Researchers find how skin cancer cells avoid attack by the immune system

Researchers at the Mainz University Medical Center discovered a new signal pathway employed by skin cancer cells to avoid attack by the immune system. In an animal model and through analysis of human tissue samples, Dr. Toszka Bohn, Dr. Steffen Rapp and Professor Tobias Bopp were able to demonstrate the significant role played by a specific protein called ICER. Tumors grow less rapidly when ICER is not present. The researchers recently presented their study in Nature Immunology.

Over the course of evolution, the immune system has developed effective mechanisms to detect pathogens invading the body from outside and to eliminate them before they can cause major damage. However, the body is also exposed to dangers from inside. Such threats can take the form of genetic mutations from which a tumor can ultimately develop. But how do these abnormal cells elude detection by the immune system? Which immune evasion mechanisms do they use? In order to be able to develop new immunotherapy approaches in the treatment of cancer, it is first necessary to identify these mechanisms.

"In our paper in Nature Immunology, we report on a previously unknown immunoevasion mechanism used by the type of skin cancer known as melanoma," said Dr. Toszka Bohn, researcher at the Institute for Immunology of the Mainz University Medical Center. Among other things, cancer cells are characterized by very rapid growth. The cells of tumors need a great deal of energy for this, which they obtain by means of a high rate of metabolic turnover. "We were able to show that the rate of metabolic turnover in melanomas is particularly high, which results in an abnormal acidification of the tumor environment," explained Professor Tobias Bopp, co-author and spokesperson of the Research Center for Immunotherapy (FZI). Because of this acidic micromilieu, certain immune cells called macrophages that have migrated into the tumor develop into M2 macrophages, which are a specific sub-type of anti-inflammatory macrophage.
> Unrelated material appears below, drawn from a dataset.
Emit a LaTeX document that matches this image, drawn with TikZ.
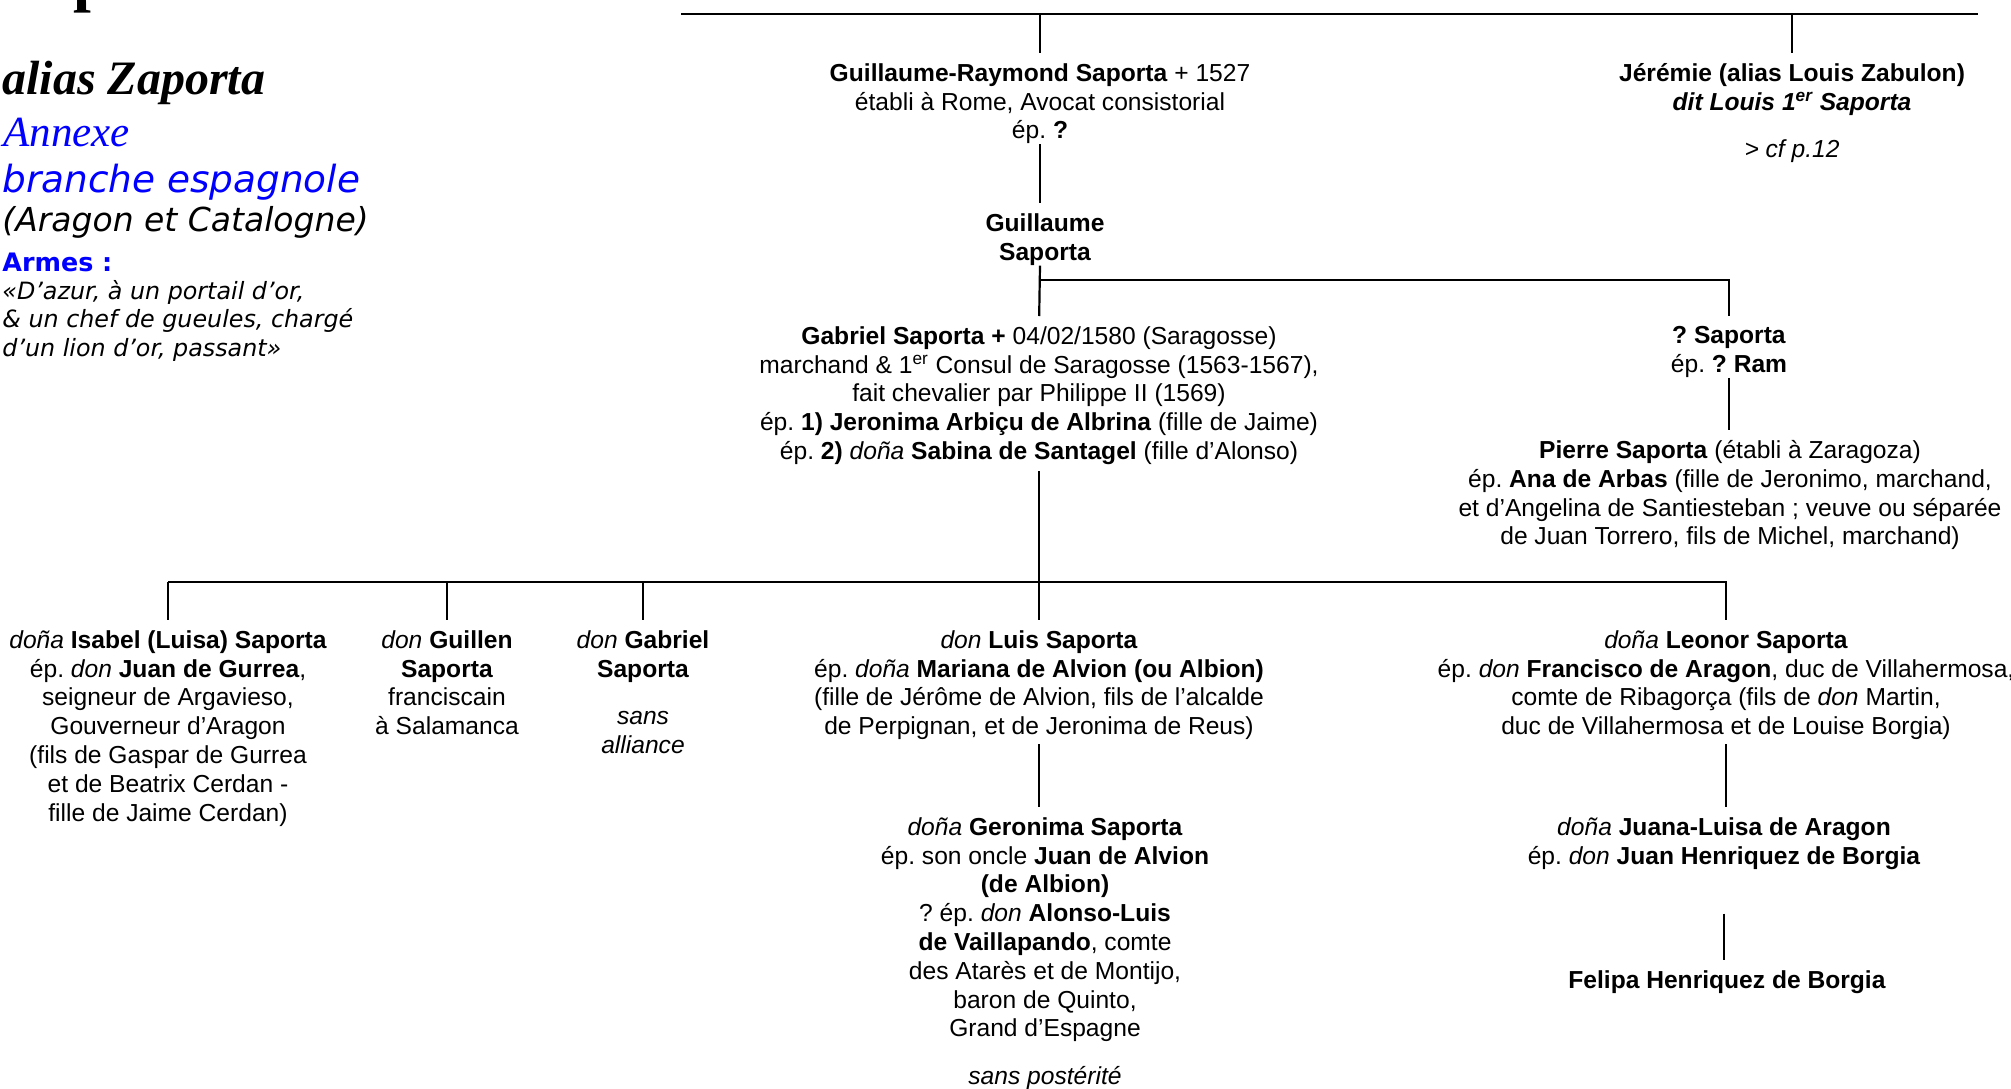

M2 macrophages are usually involved in wound healing processes and the regeneration of damaged tissue. These properties now benefit the growth of the tumor. Through a more detailed analysis of the mechanism, the researchers discovered that a protein known as inducible cAMP early repressor (ICER) is substantially involved in the process of macrophage transformation into the M2 sub-type. "In an animal model we were further able to prove that the immune response to tumors is boosted or, in other words, the growth of cancer is slowed, if we eliminate ICER or interrupt the corresponding signal pathway," Dr. Toszka Bohn pointed out. "Comparable results obtained in analogous experiments using human tissue as samples underline the clinical relevance of our findings."

The ICER protein, which the team in Mainz is investigating, is the focus of one of 18 sub-projects of the new Collaborative Research Center (CRC) 1292 on "Targeting convergent mechanisms of inefficient immunity in tumors and chronic infections" that was set up in January 2018. "The mechanism identified through our work provides new insight into how the immune system can be hampered when it comes to fighting cancer, thus giving us potential options for developing innovative treatment approaches," concluded Professor Hansjörg Schild, spokesperson of CRC 1292. The goal of the CRC is to build on the knowledge gained to develop new personalized immunotherapies for the treatment of both cancers and chronic infections.